22. Glowstick. Not only just in case and piece of mind, but kids also love it if it's dark out as a surprise toy.
23. (Small, round case) Earplugs.
24. Compass and mirror.
25. 10m of nylon rope and a few mini carabineers.
26. (Above the rope) Big, black garbage bag. Great for laying/sitting on grass or moss, and has other good survival applications--carry water, stuff with dry leaves/moss/grass to make a sleeping mat, etc.
27. Foam sit mat. Combine with garbage bag for deluxe sitting in the park or in the woods to read a book or take a snack break. And in a pinch could be a tiny torso sleeping mat.
28. (Above the sit mat) A few bags, one plastic one nylon. Mostly used for food shopping and such, but also good for gathering wild mushrooms, fire wood, etc. The plastic bag is also good for waterproofing things like a book if it's really raining hard, for example.

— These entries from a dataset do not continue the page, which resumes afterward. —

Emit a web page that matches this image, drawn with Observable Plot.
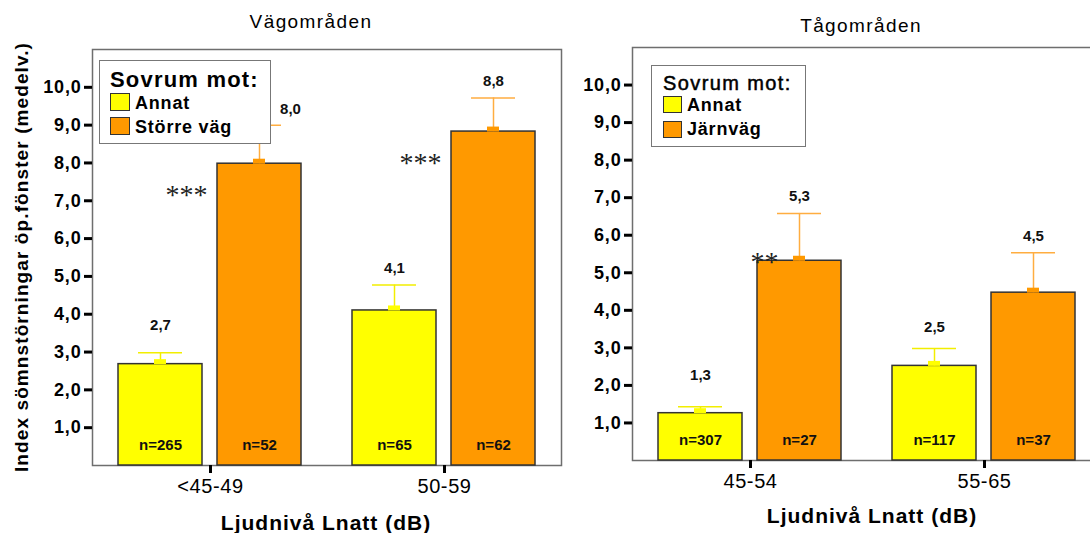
<!DOCTYPE html>
<html>
<head>
<meta charset="utf-8">
<script src="https://cdn.jsdelivr.net/npm/d3@7"></script>
<script src="https://cdn.jsdelivr.net/npm/@observablehq/plot@0.6"></script>
<style>
html, body { margin: 0; padding: 0; background: #fff; overflow: hidden; }
#chart { position: relative; width: 1090px; height: 533px; overflow: hidden; background: #fff;
  font-family: "Liberation Sans", Arial, sans-serif; color: #000; }
.layer { position: absolute; top: 0; height: 533px; }
.layer svg { position: absolute; left: 0; top: 0; display: block; }
.txt { position: absolute; white-space: nowrap; line-height: 1; }
.ctr { transform: translate(-50%, -50%); }
.lft { transform: translateY(-50%); }
.legend { position: absolute; box-sizing: border-box; border: 1.5px solid #777; background: #fff; }
.sw { position: absolute; box-sizing: border-box; border: 1.5px solid #333; }
g[aria-label="y-axis tick label"] text { letter-spacing: 0.8px; }
g[aria-label="fx-axis tick label"] text { letter-spacing: 0.6px; }
g[aria-label="n-label"] text { letter-spacing: 0.6px; }
g[aria-label="mean-label"] text { letter-spacing: 0.6px; }
</style>
</head>
<body>
<div id="chart">
  <div id="road" class="layer" style="left:0px;width:600px"></div>
  <div id="rail" class="layer" style="left:600px;width:501px"></div>
</div>
<script>
// ---------- data ----------
const yTicks = [1, 2, 3, 4, 5, 6, 7, 8, 9, 10];

// Vägområden
const roadGroups = ["<45-49", "50-59"];
const roadSeries = ["Annat", "Större väg"];
const roadAnnatMean = [2.68, 4.10];
const roadAnnatUpper = [2.98, 4.77];
const roadAnnatN = [265, 65];
const roadVagMean = [7.98, 8.83];
const roadVagUpper = [9.00, 9.72];
const roadVagN = [52, 62];
const roadVagSig = ["***", "***"];

// Tågområden
const railGroups = ["45-54", "55-65"];
const railSeries = ["Annat", "Järnväg"];
const railAnnatMean = [1.26, 2.52];
const railAnnatUpper = [1.43, 2.98];
const railAnnatN = [307, 117];
const railJvMean = [5.32, 4.47];
const railJvUpper = [6.58, 5.53];
const railJvN = [27, 37];
const railJvSig = ["**", ""];

// ---------- helpers ----------
const YELLOW = "#ffff00", ORANGE = "#ff9900";
const ERR_YELLOW = "#f2ee00", ERR_ORANGE = "#ffad40";
const fmt = v => v.toFixed(1).replace(".", ",");

function buildRows(groups, series, means, uppers, ns, sigs) {
  return groups.flatMap((g, i) => series.map((s, j) => ({
    group: g, series: s, j,
    mean: means[j][i], upper: uppers[j][i], n: ns[j][i], sig: sigs[j] ? sigs[j][i] : ""
  })));
}

const roadRows = buildRows(roadGroups, roadSeries,
  [roadAnnatMean, roadVagMean], [roadAnnatUpper, roadVagUpper], [roadAnnatN, roadVagN], [null, roadVagSig]);
const railRows = buildRows(railGroups, railSeries,
  [railAnnatMean, railJvMean], [railAnnatUpper, railJvUpper], [railAnnatN, railJvN], [null, railJvSig]);

function drawPanel(cfg) {
  const {el, width, mL, mR, mT, mB, groups, series, rows, sigDx, sigDy, isShifted} = cfg;
  const fills = [YELLOW, ORANGE], errs = [ERR_YELLOW, ERR_ORANGE];
  const common = {
    width, height: 533, marginLeft: mL, marginRight: mR, marginTop: mT, marginBottom: mB,
    style: {background: "transparent", color: "#000", overflow: "visible",
            fontFamily: "'Liberation Sans', Arial, sans-serif"},
    y: {domain: [0, 11], axis: null}
  };
  const base = Plot.plot({
    ...common,
    marks: [
      Plot.frame({stroke: "#6e6e6e", strokeWidth: 1.5}),
      Plot.axisY({ticks: yTicks, tickFormat: fmt, tickSize: 8, tickPadding: 3, strokeWidth: 3,
                  fontSize: 18, fontWeight: "bold", label: null})
    ]
  });
  const perSeries = series.flatMap((s, j) => {
    const sub = rows.filter(r => r.series === s);
    return [
      Plot.barY(sub, {fx: "group", x: "series", y: "mean", fill: fills[j], stroke: "#333", strokeWidth: 1.5}),
      Plot.ruleX(sub, {fx: "group", x: "series", y1: "mean", y2: "upper", stroke: errs[j], strokeWidth: 1.5}),
      Plot.tickY(sub, {fx: "group", x: "series", y: "upper", stroke: errs[j], strokeWidth: 1.5,
                       insetLeft: 20, insetRight: 20}),
      Plot.tickY(sub, {fx: "group", x: "series", y: "mean", dy: -2.5, stroke: fills[j], strokeWidth: 5,
                       insetLeft: 36, insetRight: 36})
    ];
  });
  const bars = Plot.plot({
    ...common,
    fx: {domain: groups, paddingInner: 0, paddingOuter: 0, label: null},
    x: {domain: series, paddingInner: 0.151, paddingOuter: 0.251, axis: null},
    marks: [
      ...perSeries,
      Plot.text(rows.filter(r => !isShifted(r)), {fx: "group", x: "series",
        y: r => Math.max(r.mean + 1.02, r.upper + 0.45), text: r => fmt(r.mean),
        fontSize: 15, fontWeight: "bold", fill: "#111", ariaLabel: "mean-label"}),
      Plot.text(rows.filter(isShifted), {fx: "group", x: "series",
        y: r => r.upper + 0.42, dx: 31, text: r => fmt(r.mean),
        fontSize: 15, fontWeight: "bold", fill: "#111", ariaLabel: "mean-label"}),
      Plot.text(rows, {fx: "group", x: "series", y: 0, dy: -20, text: r => "n=" + r.n,
        fontSize: 15, fontWeight: "bold", fill: "#111", ariaLabel: "n-label"}),
      Plot.text(rows.filter(r => r.sig), {fx: "group", x: "series", y: "mean", text: "sig",
        dx: sigDx, dy: sigDy, fontSize: 28, fontFamily: "'Liberation Serif', serif", fill: "#222",
        ariaLabel: "sig"}),
      Plot.axisFx({anchor: "bottom", tickSize: 8, strokeWidth: 3, tickPadding: 5, fontSize: 20, label: null})
    ]
  });
  el.appendChild(base);
  el.appendChild(bars);
}

drawPanel({
  el: document.getElementById("road"), width: 600, mL: 92, mR: 39, mT: 49, mB: 68,
  groups: roadGroups, series: roadSeries, rows: roadRows, sigDx: -73, sigDy: 31,
  isShifted: r => r.group === roadGroups[0] && r.series === roadSeries[1]
});
drawPanel({
  el: document.getElementById("rail"), width: 501, mL: 32, mR: 0, mT: 47, mB: 73,
  groups: railGroups, series: railSeries, rows: railRows, sigDx: -35, sigDy: 1,
  isShifted: r => false
});

// ---------- titles, axis titles, legends (HTML text) ----------
const chart = document.getElementById("chart");
function addText(text, x, y, cls, style) {
  const d = document.createElement("div");
  d.className = "txt " + cls;
  d.textContent = text;
  d.style.left = x + "px";
  d.style.top = y + "px";
  Object.assign(d.style, style || {});
  chart.appendChild(d);
  return d;
}
function addBox(cls, x, y, w, h, bg) {
  const d = document.createElement("div");
  d.className = cls;
  Object.assign(d.style, {left: x + "px", top: y + "px", width: w + "px", height: h + "px"});
  if (bg) d.style.background = bg;
  chart.appendChild(d);
  return d;
}

addText("Vägområden", 311, 21, "ctr", {fontSize: "19px", letterSpacing: "1.4px"});
addText("Tågområden", 861, 25, "ctr", {fontSize: "19px", letterSpacing: "1.4px"});

addText("Index sömnstörningar öp.fönster (medelv.)", 21, 257, "", {
  fontSize: "19px", fontWeight: "bold", letterSpacing: "1.1px",
  transform: "translate(-50%, -50%) rotate(-90deg)"});

addText("Ljudnivå Lnatt (dB)", 326, 522, "ctr", {fontSize: "21px", fontWeight: "bold", letterSpacing: "1px"});
addText("Ljudnivå Lnatt (dB)", 872, 515, "ctr", {fontSize: "21px", fontWeight: "bold", letterSpacing: "1px"});

// legend: Vägområden
addBox("legend", 99, 60, 172, 84);
addText("Sovrum mot:", 110, 80, "lft", {fontSize: "22px", fontWeight: "bold", letterSpacing: "1.2px"});
addBox("sw", 110, 93, 20, 18, YELLOW);
addBox("sw", 110, 117, 20, 18, ORANGE);
addText(roadSeries[0], 135, 103, "lft", {fontSize: "18px", fontWeight: "bold", letterSpacing: "0.8px"});
addText(roadSeries[1], 135, 127, "lft", {fontSize: "18px", fontWeight: "bold", letterSpacing: "0.8px"});

// legend: Tågområden
addBox("legend", 651, 65, 155, 82);
addText("Sovrum mot:", 663, 83, "lft", {fontSize: "20px", letterSpacing: "1.4px",
  webkitTextStroke: "0.5px #000"});
addBox("sw", 663, 96, 19, 17, YELLOW);
addBox("sw", 663, 121, 19, 17, ORANGE);
addText(railSeries[0], 687, 105, "lft", {fontSize: "18px", fontWeight: "bold", letterSpacing: "0.8px"});
addText(railSeries[1], 687, 129, "lft", {fontSize: "18px", fontWeight: "bold", letterSpacing: "0.8px"});
</script>
</body>
</html>
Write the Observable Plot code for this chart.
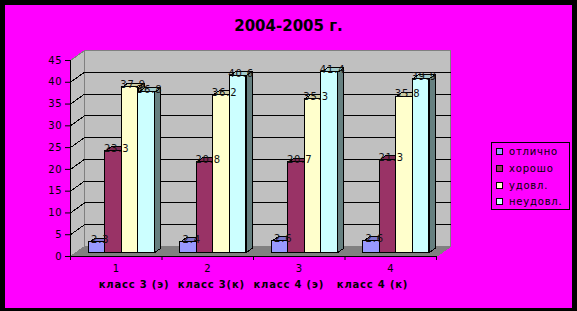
<!DOCTYPE html>
<html>
<head>
<meta charset="utf-8">
<script src="https://cdn.jsdelivr.net/npm/d3@7"></script>
<script src="https://cdn.jsdelivr.net/npm/@observablehq/plot@0.6"></script>
<style>
  body { margin: 0; background: #000; }
  #chart { position: relative; width: 577px; height: 311px; background: #000; overflow: hidden; font-family: "DejaVu Sans", sans-serif; }
  #panel { position: absolute; left: 5px; top: 5px; width: 567px; height: 303px; background: #ff00ff; }
  #title { position: absolute; left: 0; top: 17px; width: 577px; text-align: center; font: bold 15px "DejaVu Sans", sans-serif; line-height: 18px; color: #000; }
  #plot { position: absolute; left: 0; top: 0; }
  #plot text { letter-spacing: 0.8px; }
  #legend { position: absolute; left: 491px; top: 142px; width: 77px; height: 66px; border: 1px solid #000; }
  .item { position: absolute; left: 4px; height: 12px; line-height: 12px; font-size: 10px; letter-spacing: 0.8px; color: #000; white-space: nowrap; }
  .sw { position: absolute; left: 0; top: 2px; width: 5px; height: 5px; border: 1px solid #000; }
  .lbl { position: absolute; left: 13px; top: 0; }
</style>
</head>
<body>
<div id="chart">
  <div id="panel"></div>
  <div id="title"></div>
  <div id="plot"></div>
  <div id="legend"></div>
</div>
<script>
// Results by grade, 2004-2005, per class group (percent)
const categories = ["1", "2", "3", "4"];
const seriesNames = ["отлично", "хорошо", "удовл.", "неудовл."];
const otlichno = [2.3, 2.4, 2.6, 2.6];
const khorosho = [23.3, 20.8, 20.7, 21.3];
const udovl = [37.9, 36.2, 35.3, 35.8];
const neudovl = [36.8, 40.6, 41.4, 39.9];
const seriesColors = ["#9999ff", "#993366", "#ffffcc", "#ccffff"];
const yTicks = [0, 5, 10, 15, 20, 25, 30, 35, 40, 45];
const axisTitle = "класс 3 (э)  класс 3(к)  класс 4 (э)   класс 4 (к)";
const chartTitle = "2004-2005 г.";

const values = [otlichno, khorosho, udovl, neudovl];

// Frame layout
const W = 577, H = 311, ML = 70, MR = 141, MT = 60, MB = 55;
const x0 = 0.5, x1 = categories.length + 0.5;
const yMax = yTicks[yTicks.length - 1];
const unitX = (W - ML - MR) / (x1 - x0);
const unitY = (H - MT - MB) / yMax;

// Oblique projection: full depth moves 14px right and 10px up
const depthX = 14 / unitX, depthY = 10 / unitY;
const P = (x, y, z) => ({x: x + z * depthX, y: y + z * depthY});

// Bars sit between these depths; each bar takes this share of a category
const z0 = 0.4, z1 = 0.83, barW = 0.18;

function shade(c, k) {
  const r = d3.rgb(c);
  return d3.rgb(r.r * k, r.g * k, r.b * k).formatHex();
}

function polygon(id, pts) {
  return pts.concat([pts[0]]).map((p) => ({...p, id}));
}

// Walls and floor
const sideWall = polygon("side", [P(x0, 0, 0), P(x0, yMax, 0), P(x0, yMax, 1), P(x0, 0, 1)]);
const backWall = polygon("back", [P(x0, 0, 1), P(x0, yMax, 1), P(x1, yMax, 1), P(x1, 0, 1)]);
const floor = polygon("floor", [P(x0, 0, 0), P(x1, 0, 0), P(x1, 0, 1), P(x0, 0, 1)]);
const gridLines = yTicks.filter((v) => v > 0 && v < yMax).flatMap((v) =>
  [P(x0, v, 0), P(x0, v, 1), P(x1, v, 1)].map((p) => ({...p, id: v}))
);

// Bar geometry from the values
function barFaces(s) {
  const front = [], side = [], top = [], labels = [];
  values[s].forEach((v, i) => {
    const l = (i + 1) - 2 * barW + s * barW, r = l + barW;
    front.push({x1: P(l, 0, z0).x, x2: P(r, 0, z0).x, y1: P(l, 0, z0).y, y2: P(l, v, z0).y});
    side.push(...polygon(i, [P(r, 0, z0), P(r, v, z0), P(r, v, z1), P(r, 0, z1)]));
    top.push(...polygon(i, [P(l, v, z0), P(r, v, z0), P(r, v, z1), P(l, v, z1)]));
    labels.push({...P((l + r) / 2, v, (z0 + z1) / 2), text: String(v)});
  });
  return {front, side, top, labels};
}

const barMarks = [];
const labelMarks = [];
seriesNames.forEach((name, s) => {
  const f = barFaces(s);
  const c = seriesColors[s];
  barMarks.push(
    Plot.line(f.side, {x: "x", y: "y", z: "id", fill: shade(c, 0.5), stroke: "#000", strokeWidth: 1, curve: "linear", shapeRendering: "crispEdges"}),
    Plot.line(f.top, {x: "x", y: "y", z: "id", fill: shade(c, 0.8), stroke: "#000", strokeWidth: 1, curve: "linear", shapeRendering: "crispEdges"}),
    Plot.rect(f.front, {x1: "x1", x2: "x2", y1: "y1", y2: "y2", fill: c, stroke: "#000", strokeWidth: 1, shapeRendering: "crispEdges"})
  );
  labelMarks.push(
    Plot.text(f.labels, {x: "x", y: "y", text: "text", lineAnchor: "bottom", dy: 3, fill: "#111", fontSize: 10})
  );
});

const plot = Plot.plot({
  width: W,
  height: H,
  marginLeft: ML,
  marginRight: MR,
  marginTop: MT,
  marginBottom: MB,
  x: {domain: [x0, x1]},
  y: {domain: [0, yMax]},
  style: {background: "transparent", fontFamily: "DejaVu Sans, sans-serif", fontSize: "10px", color: "#000", overflow: "visible"},
  marks: [
    Plot.line(sideWall, {x: "x", y: "y", z: "id", fill: "#c0c0c0", stroke: "#808080", strokeWidth: 1, curve: "linear", shapeRendering: "crispEdges"}),
    Plot.line(backWall, {x: "x", y: "y", z: "id", fill: "#c0c0c0", stroke: "#808080", strokeWidth: 1, curve: "linear", shapeRendering: "crispEdges"}),
    Plot.line(floor, {x: "x", y: "y", z: "id", fill: "#808080", stroke: "#808080", strokeWidth: 1, curve: "linear", shapeRendering: "crispEdges"}),
    Plot.line(gridLines, {x: "x", y: "y", z: "id", stroke: "#000", strokeWidth: 1, curve: "linear", shapeRendering: "crispEdges"}),
    ...barMarks,
    ...labelMarks,
    Plot.ruleX([x0], {y1: 0, y2: yMax, stroke: "#000", shapeRendering: "crispEdges"}),
    Plot.ruleY([0], {x1: x0, x2: x1, stroke: "#000", shapeRendering: "crispEdges"}),
    Plot.axisY({ticks: yTicks, tickSize: 5, tickPadding: 3, label: null}),
    Plot.axisX({ticks: d3.range(x0, x1 + 0.01, 1), tickFormat: () => "", tickSize: 4, label: null}),
    Plot.axisX({ticks: categories.map((c, i) => i + 1), tickFormat: (d) => categories[d - 1], tickSize: 0, tickPadding: 8, label: null}),
    Plot.text([axisTitle.replace(/ /g, "\u00a0")], {frameAnchor: "bottom", dy: 31, fontWeight: "bold", fontSize: 10})
  ]
});
document.getElementById("plot").appendChild(plot);
document.getElementById("title").textContent = chartTitle;

// Legend
const legend = document.getElementById("legend");
seriesNames.forEach((name, i) => {
  const item = document.createElement("div");
  item.className = "item";
  item.style.top = (3 + i * 16.8) + "px";
  const sw = document.createElement("span");
  sw.className = "sw";
  sw.style.background = seriesColors[i];
  const lbl = document.createElement("span");
  lbl.className = "lbl";
  lbl.textContent = name;
  item.append(sw, lbl);
  legend.appendChild(item);
});
</script>
</body>
</html>
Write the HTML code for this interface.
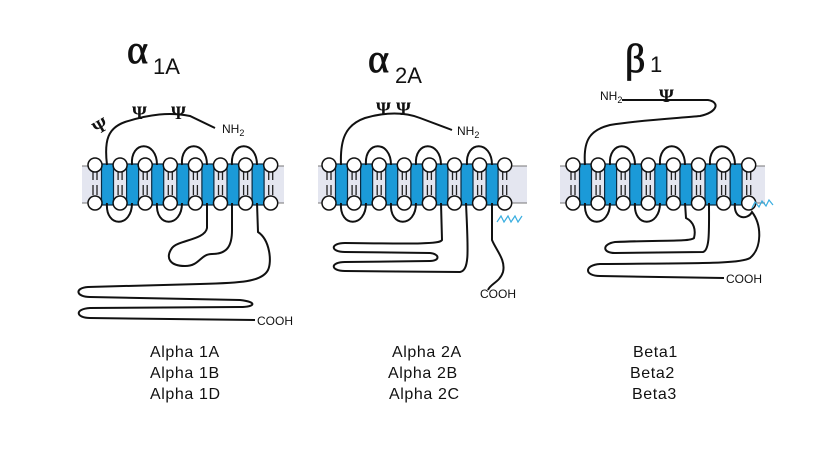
<!DOCTYPE html>
<html><head><meta charset="utf-8"><style>
html,body{margin:0;padding:0;background:#fff;}
svg{display:block}
.lbl{font-family:"Liberation Sans",sans-serif;font-size:16px;fill:#111;letter-spacing:0.6px}
.sm{font-family:"Liberation Sans",sans-serif;font-size:12px;fill:#111}
.ttl{font-family:"Liberation Serif",serif;font-size:40px;fill:#111;stroke:#111;stroke-width:0.8}
.sub{font-family:"Liberation Sans",sans-serif;font-size:22px;fill:#111}
.psi{font-family:"Liberation Serif",serif;font-size:19px;font-weight:bold;fill:#111}
.ln{fill:none;stroke:#111;stroke-width:2}
</style></head><body>
<svg width="815" height="450" viewBox="0 0 815 450" xmlns="http://www.w3.org/2000/svg">
<rect width="815" height="450" fill="#fff"/>
<!-- titles -->
<text class="ttl" x="127" y="63">α</text>
<text class="sub" x="153" y="74">1A</text>
<text class="ttl" x="368" y="72">α</text>
<text class="sub" x="395" y="83">2A</text>
<text class="ttl" x="625" y="72">β</text>
<text class="sub" x="650" y="72">1</text>

<g id="m1"></g><g id="m2"></g><g id="m3"></g>

<!-- Receptor 1 loops -->
<path class="ln" d="M107,165 C104,140 108,128 125,122 C150,114 170,112 190,116 L215,128"/>
<path class="ln" d="M132,165 C130,140 157,140 157,165"/>
<path class="ln" d="M182,165 C180,140 207,140 207,165"/>
<path class="ln" d="M232,165 C230,140 257,140 257,165"/>
<path class="ln" d="M107,203 C105,228 132,228 132,203"/>
<path class="ln" d="M157,203 C155,228 182,228 182,203"/>
<path class="ln" d="M207,203 L207,228 C205,240 178,240 172,248 C165,258 170,266 185,266 C200,266 200,254 212,254 C228,254 232,245 232,230 L232,203"/>
<path class="ln" d="M257,203 L258,232 C270,240 272,262 268,270 C262,282 240,283 200,284 L88,287 C74,288 76,297 90,297 L240,300 C258,302 255,307 240,307 L90,308 C74,309 76,318 90,318 L255,320"/>
<text class="sm" x="222" y="133">NH<tspan font-size="9" dy="3">2</tspan></text>
<text class="sm" x="257" y="325">COOH</text>

<!-- Receptor 2 loops -->
<path class="ln" d="M341,165 C340,140 345,125 365,118 C385,112 405,112 420,118 L452,130"/>
<path class="ln" d="M366,165 C364,140 391,140 391,165"/>
<path class="ln" d="M416,165 C414,140 441,140 441,165"/>
<path class="ln" d="M467,165 C465,140 492,140 492,165"/>
<path class="ln" d="M341,203 C339,228 366,228 366,203"/>
<path class="ln" d="M391,203 C389,228 416,228 416,203"/>
<path class="ln" d="M441,203 L442,240 C440,244 420,244 345,243 C330,243 330,252 345,252 L430,253 C440,254 440,261 430,261 L345,262 C330,262 330,271 345,271 L460,272 C470,270 468,250 466,203"/>
<path class="ln" d="M492,203 L492,240 C496,250 506,260 503,272 C500,282 490,284 488,290"/>
<text class="sm" x="457" y="135">NH<tspan font-size="9" dy="3">2</tspan></text>
<text class="sm" x="480" y="298">COOH</text>

<!-- Receptor 3 loops -->
<path class="ln" d="M585,165 C583,140 590,130 610,125 C640,120 680,118 700,116 C718,112 720,102 708,100 L622,100"/>
<path class="ln" d="M610,165 C608,140 635,140 635,165"/>
<path class="ln" d="M660,165 C658,140 685,140 685,165"/>
<path class="ln" d="M710,165 C708,140 735,140 735,165"/>
<path class="ln" d="M585,203 C583,228 610,228 610,203"/>
<path class="ln" d="M635,203 C633,228 660,228 660,203"/>
<path class="ln" d="M685,203 L686,218 C694,222 696,230 694,238 C690,242 660,240 615,242 C602,244 602,253 615,253 L703,252 C710,250 709,230 709,203"/>
<path class="ln" d="M735,203 C733,220 748,220 752,212 C762,225 762,248 750,258 C740,264 700,263 600,264 C584,265 584,276 600,276 L724,278"/>
<text class="sm" x="600" y="100">NH<tspan font-size="9" dy="3">2</tspan></text>
<text class="sm" x="726" y="283">COOH</text>

<!-- glycosylation psi -->
<text class="psi" x="93" y="132" transform="rotate(-30 101 126)">Ψ</text>
<text class="psi" x="132" y="119">Ψ</text>
<text class="psi" x="171" y="119">Ψ</text>
<text class="psi" x="376" y="115">Ψ</text>
<text class="psi" x="396" y="115">Ψ</text>
<text class="psi" x="659" y="102">Ψ</text>
<!-- palmitoyl squiggles -->
<path d="M497,222 l4,-6 l3,6 l4,-6 l3,6 l4,-6 l3,6 l4,-6" fill="none" stroke="#3aaee0" stroke-width="1.2"/>
<path d="M752,208 l3,-6 l4,5 l3,-6 l4,5 l3,-6 l4,5" fill="none" stroke="#3aaee0" stroke-width="1.2"/>

<g class="lbl">
<text x="150" y="357">Alpha 1A</text>
<text x="150" y="378">Alpha 1B</text>
<text x="150" y="399">Alpha 1D</text>
<text x="392" y="357">Alpha 2A</text>
<text x="388" y="378">Alpha 2B</text>
<text x="389" y="399">Alpha 2C</text>
<text x="633" y="357">Beta1</text>
<text x="630" y="378">Beta2</text>
<text x="632" y="399">Beta3</text>
</g>
</svg>
<script>
(function(){
 var ns="http://www.w3.org/2000/svg";
 function el(g,t,a){var e=document.createElementNS(ns,t);for(var k in a)e.setAttribute(k,a[k]);g.appendChild(e);return e;}
 function mem(id,x0,x1,c0){
  var g=document.getElementById(id);
  el(g,"rect",{x:x0,y:166,width:x1-x0,height:37,fill:"#e4e6f0"});
  el(g,"line",{x1:x0,y1:166,x2:x1,y2:166,stroke:"#777","stroke-width":1});
  el(g,"line",{x1:x0,y1:203,x2:x1,y2:203,stroke:"#777","stroke-width":1});
  for(var i=0;i<8;i++){
   var cx=c0+i*25.1;
   el(g,"line",{x1:cx-2,y1:170,x2:cx-2,y2:199,stroke:"#222","stroke-width":1.3,"stroke-dasharray":"10 5"});
   el(g,"line",{x1:cx+2,y1:170,x2:cx+2,y2:199,stroke:"#222","stroke-width":1.3,"stroke-dasharray":"10 5"});
  }
  for(var i=0;i<7;i++){
   var hx=c0+12.5+i*25.1;
   el(g,"rect",{x:hx-6,y:164,width:12,height:41,fill:"#1b9ad8",stroke:"#0a2a40","stroke-width":1.2});
  }
  for(var i=0;i<8;i++){
   var cx=c0+i*25.1;
   el(g,"circle",{cx:cx,cy:165,r:7,fill:"#fff",stroke:"#111","stroke-width":1.5});
   el(g,"circle",{cx:cx,cy:203,r:7,fill:"#fff",stroke:"#111","stroke-width":1.5});
  }
 }
 mem("m1",82,284,95);
 mem("m2",318,527,329);
 mem("m3",560,765,573);
})();
</script>
</body></html>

And that's it. That's what's generally in my everyday pack that I carry. Makes life run smoother, especially for someone who loves the outdoors. And I can't even remember all the times that someone, say at work or a friend, had a problem or needed a little something, and I can dig into my pack to help. Then there are last minute day hikes and trips with family and friends, lots of them. Anytime someone wants to get some fresh air and I got the time, I'm good to go.
Oh, and for all you gram geeks out there, for the hell of it I weighed everything you see up there for the first time (for this particular set up), and it came out to around 3.3kg/7.3lbs. But obviously this changes a lot with with the variables I mentioned before.